THERE is a saying that money is the root of all evil. The saying probably stemmed from scriptures which describe how the love of money is the root of all evil.
While I am not here to talk about common sayings or scripture, I do want to discuss the dependency people have on money.
Despite of its supposedly negative connotation, money is a crucial part of our lives.
We need it for daily necessities, and to fend for our ourselves and our families.
We work to earn money. And having steady work ensures that our income is consistent.
Money, I suppose is like a double-edged sword. It is difficult to do without but it is dangerous when used with ill-intent.
Whenever money is wasted on unnecessary things, it eventually creates hardship as there is less to spend on important things.
This wasteful habit crops up every now and then, even among the best of us. We get carried away and splurge on expensive meals, new clothes, smart phones or tablet computers.
Arguably, some of these are necessary in today's world, but how do you explain the thousands of people who are able to get by without having these things?
Admit it, guys. We buy a new smart phone because we feel the one we already own is slightly worn out or because the existing smart phone's keyboard has become too sensitive to our touch.
Otherwise, the old smart phone still functions rather well, right? Okay, I may be revealing too much about myself, but it is a point worth contemplating.
The value of money depends a lot on what it is used for.
For the working adult, its value is felt most a few days before pay day. For those who earn a monthly salary, pay day is like a celebration which they look forward to.
There many things which we have to pay for nowadays such as rent as well as car, house, and study loans.
In Johor, shopping malls, restaurants and even massage parlours are packed to the brim on days following pay day.
This is when patrons' pockets are at their fullest, giving them a sense of being financially secure.

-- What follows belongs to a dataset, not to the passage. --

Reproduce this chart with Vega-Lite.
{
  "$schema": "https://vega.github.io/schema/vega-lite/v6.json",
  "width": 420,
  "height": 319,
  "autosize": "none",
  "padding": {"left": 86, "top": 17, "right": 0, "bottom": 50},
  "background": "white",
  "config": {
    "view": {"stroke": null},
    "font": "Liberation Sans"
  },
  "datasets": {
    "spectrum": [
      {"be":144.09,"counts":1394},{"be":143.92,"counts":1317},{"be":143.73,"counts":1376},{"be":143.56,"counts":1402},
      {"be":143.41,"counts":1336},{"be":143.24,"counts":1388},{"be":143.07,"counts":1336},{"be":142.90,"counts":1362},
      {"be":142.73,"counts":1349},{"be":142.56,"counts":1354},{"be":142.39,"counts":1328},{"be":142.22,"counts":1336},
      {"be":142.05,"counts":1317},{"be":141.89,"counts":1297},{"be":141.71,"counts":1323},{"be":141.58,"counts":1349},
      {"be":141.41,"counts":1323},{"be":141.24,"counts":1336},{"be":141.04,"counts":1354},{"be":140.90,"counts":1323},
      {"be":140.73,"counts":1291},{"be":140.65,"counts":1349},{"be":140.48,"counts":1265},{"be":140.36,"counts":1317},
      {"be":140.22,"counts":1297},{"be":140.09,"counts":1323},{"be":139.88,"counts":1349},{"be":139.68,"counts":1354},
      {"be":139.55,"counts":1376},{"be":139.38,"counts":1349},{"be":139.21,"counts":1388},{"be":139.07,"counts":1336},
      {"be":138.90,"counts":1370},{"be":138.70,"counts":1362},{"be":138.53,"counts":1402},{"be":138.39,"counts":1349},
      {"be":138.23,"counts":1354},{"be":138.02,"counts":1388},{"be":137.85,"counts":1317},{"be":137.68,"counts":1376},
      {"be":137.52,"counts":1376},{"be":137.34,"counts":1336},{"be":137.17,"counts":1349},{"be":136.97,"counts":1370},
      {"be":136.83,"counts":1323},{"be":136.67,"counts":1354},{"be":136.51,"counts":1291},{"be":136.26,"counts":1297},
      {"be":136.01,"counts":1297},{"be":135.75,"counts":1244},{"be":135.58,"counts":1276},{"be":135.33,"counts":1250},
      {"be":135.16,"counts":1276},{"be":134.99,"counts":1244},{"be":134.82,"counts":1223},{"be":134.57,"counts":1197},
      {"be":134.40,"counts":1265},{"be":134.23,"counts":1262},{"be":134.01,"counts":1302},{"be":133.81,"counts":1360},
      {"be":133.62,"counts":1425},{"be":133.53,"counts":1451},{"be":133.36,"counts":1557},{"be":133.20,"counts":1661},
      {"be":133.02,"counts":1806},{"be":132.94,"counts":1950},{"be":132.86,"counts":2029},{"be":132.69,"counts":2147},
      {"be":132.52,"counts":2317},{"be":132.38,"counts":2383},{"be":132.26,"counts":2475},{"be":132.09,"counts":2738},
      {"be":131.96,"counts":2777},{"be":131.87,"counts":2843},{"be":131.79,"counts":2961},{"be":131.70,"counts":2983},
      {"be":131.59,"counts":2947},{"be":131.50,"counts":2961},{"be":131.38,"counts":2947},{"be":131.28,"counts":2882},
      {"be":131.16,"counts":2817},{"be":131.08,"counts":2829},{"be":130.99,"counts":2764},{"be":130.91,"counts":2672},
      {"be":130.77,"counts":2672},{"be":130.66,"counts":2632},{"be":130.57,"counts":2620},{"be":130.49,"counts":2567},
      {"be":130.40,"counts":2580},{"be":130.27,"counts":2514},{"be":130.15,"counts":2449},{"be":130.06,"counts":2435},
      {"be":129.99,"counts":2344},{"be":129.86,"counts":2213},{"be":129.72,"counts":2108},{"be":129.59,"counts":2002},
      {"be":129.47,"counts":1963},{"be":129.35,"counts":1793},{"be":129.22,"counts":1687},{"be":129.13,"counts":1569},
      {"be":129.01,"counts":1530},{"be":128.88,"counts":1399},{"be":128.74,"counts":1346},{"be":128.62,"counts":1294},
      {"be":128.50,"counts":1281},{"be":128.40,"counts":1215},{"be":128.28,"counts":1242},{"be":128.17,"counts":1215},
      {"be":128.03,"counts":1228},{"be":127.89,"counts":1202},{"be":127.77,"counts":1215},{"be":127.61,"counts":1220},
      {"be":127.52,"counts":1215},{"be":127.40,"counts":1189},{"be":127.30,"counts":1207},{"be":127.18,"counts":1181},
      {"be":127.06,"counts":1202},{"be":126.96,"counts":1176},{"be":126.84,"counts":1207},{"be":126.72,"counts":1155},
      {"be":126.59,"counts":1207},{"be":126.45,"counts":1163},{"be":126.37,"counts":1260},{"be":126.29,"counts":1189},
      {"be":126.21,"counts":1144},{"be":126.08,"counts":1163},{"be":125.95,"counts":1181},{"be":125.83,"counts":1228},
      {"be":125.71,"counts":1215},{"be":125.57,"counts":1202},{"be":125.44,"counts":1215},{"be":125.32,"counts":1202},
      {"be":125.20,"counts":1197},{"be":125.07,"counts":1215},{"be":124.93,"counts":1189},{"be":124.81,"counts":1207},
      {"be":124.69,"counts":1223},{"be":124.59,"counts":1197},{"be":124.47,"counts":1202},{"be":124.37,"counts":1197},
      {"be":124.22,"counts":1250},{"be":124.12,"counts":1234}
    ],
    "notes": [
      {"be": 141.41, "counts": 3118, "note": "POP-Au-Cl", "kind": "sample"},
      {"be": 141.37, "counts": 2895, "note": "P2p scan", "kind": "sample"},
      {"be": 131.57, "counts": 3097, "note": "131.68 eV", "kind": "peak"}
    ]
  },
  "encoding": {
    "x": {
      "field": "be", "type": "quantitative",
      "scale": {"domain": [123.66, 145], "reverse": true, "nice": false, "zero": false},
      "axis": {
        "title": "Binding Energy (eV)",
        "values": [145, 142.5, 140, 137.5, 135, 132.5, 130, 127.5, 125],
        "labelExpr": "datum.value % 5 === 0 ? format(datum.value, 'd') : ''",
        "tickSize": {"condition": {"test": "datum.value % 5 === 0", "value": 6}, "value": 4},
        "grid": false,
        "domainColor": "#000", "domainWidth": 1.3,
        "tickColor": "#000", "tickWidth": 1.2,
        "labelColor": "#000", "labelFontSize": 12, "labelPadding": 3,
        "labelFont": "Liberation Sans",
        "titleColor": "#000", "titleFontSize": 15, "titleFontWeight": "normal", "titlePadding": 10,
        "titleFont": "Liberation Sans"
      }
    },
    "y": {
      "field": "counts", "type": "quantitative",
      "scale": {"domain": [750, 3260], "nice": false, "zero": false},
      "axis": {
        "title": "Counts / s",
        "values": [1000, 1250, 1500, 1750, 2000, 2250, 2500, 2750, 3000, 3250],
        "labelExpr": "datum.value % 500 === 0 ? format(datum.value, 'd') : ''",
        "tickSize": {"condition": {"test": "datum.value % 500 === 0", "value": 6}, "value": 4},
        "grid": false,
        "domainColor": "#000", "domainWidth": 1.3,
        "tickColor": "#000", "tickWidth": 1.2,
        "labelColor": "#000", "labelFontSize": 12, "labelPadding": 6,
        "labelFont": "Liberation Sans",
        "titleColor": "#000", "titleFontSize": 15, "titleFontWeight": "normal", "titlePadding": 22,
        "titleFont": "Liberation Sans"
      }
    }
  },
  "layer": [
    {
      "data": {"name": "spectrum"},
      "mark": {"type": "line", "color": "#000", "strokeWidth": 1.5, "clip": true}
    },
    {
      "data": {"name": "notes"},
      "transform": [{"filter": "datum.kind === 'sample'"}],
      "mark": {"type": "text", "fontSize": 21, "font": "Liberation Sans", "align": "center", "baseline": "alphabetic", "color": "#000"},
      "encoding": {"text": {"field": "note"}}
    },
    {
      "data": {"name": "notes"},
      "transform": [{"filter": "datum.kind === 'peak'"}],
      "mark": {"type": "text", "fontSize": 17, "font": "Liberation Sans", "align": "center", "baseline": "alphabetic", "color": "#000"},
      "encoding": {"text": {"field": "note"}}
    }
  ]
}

This usually happens on the last few days and the first week of a month.
It is common to see Johoreans treating their families to nice meals or stocking up necessities at the hypermarket.
Some people rejoice in the time-honoured tradition of belanja makan and invite their friends out for a nice dinner or lunch.
It is also the only time when many people will insist on paying for a meal.
It is a great time, but this leads to the dreaded pertengahan bulan (mid-month) financial slump.
This is when some people will turn down invitations to go out for meals and go shopping with friends and colleagues with the excuse: "That's okay. You go ahead. It is tengah bulan, lah."
For many young workers and university students, this financial slump is marked with a distinct change in diet.
When times are tough, those affected will lament they have to resort to eating only Maggi mee or rice with fried egg. Often you will hear them say: "Oh, gosh! I'm broke. It's gonna be only Maggi mee for me until pay day."
On a more serious note, a person stripped of any form of regular income may end up in poverty.
I may not be an expert on the matter, but I do know poverty is a result of circumstances which can lead to a vicious cycle.
It is up to those who are more well off to step up and help those who are stuck in the cycle of poverty.
Recently, Kahang state assemblyman R. Vidyananthan helped to send two siblings from a family of six to school. The children had to stop schooling due to poverty.
Vidyananthan highlighted the family's plight to the district education office to help the teenaged siblings to go back to school or be placed at a skills training centre.
One way to break out of the poverty cycle is through education.
After all, knowledge is king and a good education is a solid investment.